The point is: We are all connected. The little things we say and do have an impact of which we may never be aware. People that you think are out of your life may well swing back in at some point down the road. In fact, when it comes to connections, I think life is more of a looping spiral rather a straight line. People loop in and loop out, but they are never really gone.
It is not always easy to remember that connectedness in any particular moment. If we did, there are probably lots of things we wouldn’t do, like the dirty look to the slow driver ahead of us or the impatient words to the new clerk at the grocery store. I am guilty of both, and I’ve been the recipient of both. Neither the giving nor the getting feels very good.

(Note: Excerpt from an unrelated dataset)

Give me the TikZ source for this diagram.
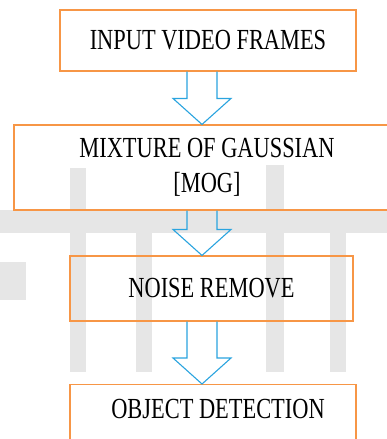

This month, for Wise Women, I had the privilege of covering two women who have a unique sense of that connectedness. I interviewed Dorit Brauer of Scott Township, who seems to be “in the moment” at all times and is hyper-aware of that universal connectedness. She is also just a very interesting person. Here is the article. Local writer Fran Joyce interviewed Rev. Kimberly Greway of Dormont, who is Chaplain at the Allegheny County Jail. Greway’s connectedness to “the least, the lost, and many times, the forgotten” is inspiring and humbling. Please read.
I guess it gets back to that universal “do unto others” concept (so easy to say, not so easy to live by). Kindness is worth it, because you never know at what point someone will loop back into your life.